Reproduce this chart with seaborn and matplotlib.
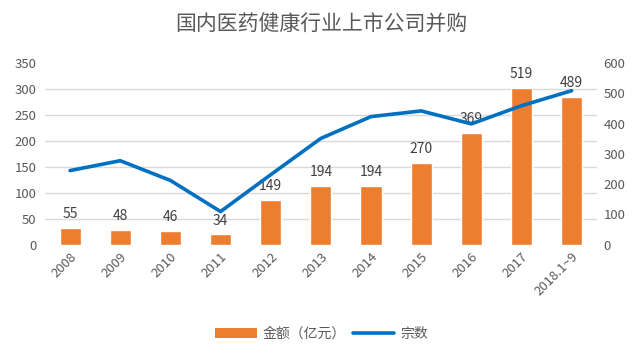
import numpy as np
import pandas as pd
import matplotlib
matplotlib.use("Agg")
import matplotlib.pyplot as plt
import seaborn as sns
from matplotlib.patches import Patch
from matplotlib.lines import Line2D

years = ["2008", "2009", "2010", "2011", "2012", "2013", "2014", "2015", "2016", "2017", "2018.1~9"]
bar_values = [55, 48, 46, 34, 149, 194, 194, 270, 369, 519, 489]
line_values = [143, 162, 124, 64, 135, 205, 247, 258, 233, 268, 297]
left_ticks = [0, 50, 100, 150, 200, 250, 300, 350]
right_ticks = [0, 100, 200, 300, 400, 500, 600]

bar_color = "#ED7D31"
line_color = "#0070C0"
text_color = "#595959"

sns.set_style("white")
plt.rcParams["font.family"] = ["Noto Sans CJK SC", "DejaVu Sans"]

df = pd.DataFrame({"year": years, "amount": bar_values, "count": line_values})

fig, ax = plt.subplots(figsize=(6.43, 3.61), dpi=100)
fig.subplots_adjust(left=0.07, right=0.928, top=0.825, bottom=0.322)
ax2 = ax.twinx()

# bars on the secondary (right, 0-600) axis, drawn underneath
sns.barplot(data=df, x="year", y="amount", ax=ax2, color=bar_color,
            width=0.42, saturation=1, zorder=2)
ax2.bar_label(ax2.containers[0], padding=5, fontsize=10, color="#404040")
ax2.set_ylim(0, 600)
ax2.set_yticks(right_ticks)
# gridlines follow the left axis scale
ax2.set_yticks(np.array(left_ticks) * 600 / 350, minor=True)
ax2.grid(which="minor", axis="y", color="#D9D9D9", linewidth=1, zorder=0)
ax2.set_axisbelow(True)
ax2.tick_params(which="both", length=0, labelsize=9.5, labelcolor=text_color, pad=5)
ax2.set_ylabel("")

# line on the primary (left, 0-350) axis, drawn on top
ax.set_zorder(ax2.get_zorder() + 1)
ax.patch.set_visible(False)
sns.lineplot(data=df, x="year", y="count", ax=ax, color=line_color,
             linewidth=2.6, sort=False)
ax.set_ylim(0, 350)
ax.set_yticks(left_ticks)
ax.set_xlim(-0.5, len(years) - 0.5)
ax.tick_params(length=0, labelsize=9.5, labelcolor=text_color)
ax.tick_params(axis="y", pad=6)
ax.tick_params(axis="x", pad=4)
ax.set_xticks(range(len(years)))
ax.set_xticklabels(years, rotation=45, ha="right", rotation_mode="anchor")
ax.set_xlabel("")
ax.set_ylabel("")
ax2.set_xlabel("")

for a in (ax, ax2):
    for s in a.spines.values():
        s.set_visible(False)

fig.suptitle("国内医药健康行业上市公司并购", x=0.5, y=0.965, fontsize=15, color=text_color)

handles = [Patch(facecolor=bar_color, edgecolor="none"),
           Line2D([0], [0], color=line_color, linewidth=2.6)]
fig.legend(handles, ["金额（亿元）", "宗数"], loc="center", bbox_to_anchor=(0.5, 0.075),
           ncol=2, frameon=False, fontsize=10, handlelength=3, columnspacing=0.5,
           handletextpad=0.4, labelcolor=text_color)

fig.savefig("out.png", dpi=100)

__PROBLEM TO SOLVE__
Begin at the first line of the data above and repeat each line exactly, stopping after the line containing "from matplotlib.lines import Line2D". Omit the pictures.

__TASK RESPONSE__
Reproduce this chart with seaborn and matplotlib.
import numpy as np
import pandas as pd
import matplotlib
matplotlib.use("Agg")
import matplotlib.pyplot as plt
import seaborn as sns
from matplotlib.patches import Patch
from matplotlib.lines import Line2D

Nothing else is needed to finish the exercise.